Oct 15, 2007

Mãe,

Lendo uma revista ontem, uma articulista descrevia com perfeição, o que eu sempre quis escrever sobre você e sempre me carecia palavras, e não há dia melhor, para te contar tudo que li sobre você pelas palavras que ela roubou de mim.

“Todos são tão compreensivos, aceitam tão bem suas escolhas, torcem por tudo o que você faz, não é mesmo? Desde que você faça o que está no script. Que siga o que foi determinado no roteiro, aquele que foi escrito sabe-se lá por quem e homologado no instante em que você nasceu.

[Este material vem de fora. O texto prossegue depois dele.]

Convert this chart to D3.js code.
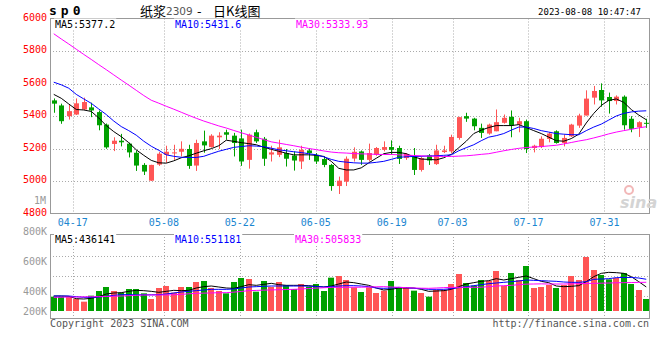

Mas e quem não quer seguir este script?
(...)
Encontrei no conto “Amor” do livro “Laços de Família” de Clarisse Lispector, umas de minhas frases prediletas. Assim ela descreve o sentimento da personagem Ana: “Seu coração enchera-se com a pior vontade de viver.”
Ela é complexa, angustiante, subjetiva e intensa. Ela “a pior vontade de viver”. A que não está disposta a negociar com a vontade dos outros.
No entanto, esta que foi chamada de a “pior” vontade pode ser também uma vontade genuína e inocente. É a vontade da criança que ainda levamos dentro, entranhada. É desejo de açúcar, de traquinagem, de fazer algo escondido, de quebrar algumas regras, de imitar os adultos. A “pior” vontade é curiosa, quer observar pelo buraco da fechadura e depois, mais ousadamente, abrir a porta e entrar no quarto proibido. A “pior” vontade é de não se enraizar, não assinar contrato de exclusividade, não firmar compromissos, não se render às vontades fixas, apenas as vontades momentâneas, porque as fixas correm riscos de serem vontade para se transformarem em vaidade – como se sabe, há sempre aqueles que se envaidecem da própria persistência.
A “pior” vontade não quer ganhar medalha de honra ao mérito, não quer posar para fotografias, não quer completar bodas de ouro nem ser jubilada. A pior “vontade” não faz a menor questão de ser percebida, ela quer ser realizada. É quando você sabe que não deveria, mas vai. Sabe que não será fácil, mas enfrenta. Sabe que tomarão como agressão, mas arrisca. Aqui, cabe lembrar: apenas se sentem agressivos aqueles que te invejam.
A vontade oficial, a santinha, a que não causa incomodo, é a outra, a aprovada pela sociedade, a que não leva em conta o que vai no seu íntimo, e sim, a opinião pública. É a vontade que todos nós, de certa forma, temos de mostrar para os outros que somos felizes, sem saber que para conseguir isso é preciso, antes, ter a “pior” vontade, aquela que faz você descobrir que ser feliz é ter consciência do efêmero, é saber-se capaz de agarrar o instante, é lidar bem com o que não é definitivo – ou seja, tudo.
É com esta “pior” vontade de viver que você atrai os outros, que seu magnetismo cresce, que seu rosto rejuvenesce e que você fica mais interessante. É uma pena que nem todos tenham a sorte de deixar vir à tona esta que Clarisse Lispector chamou de “a pior vontade de viver”, e que, secretamente, é a melhor.”
Martha Medeiro – Revista O Globo

Te amo assim, desse exatinho jeito que você é!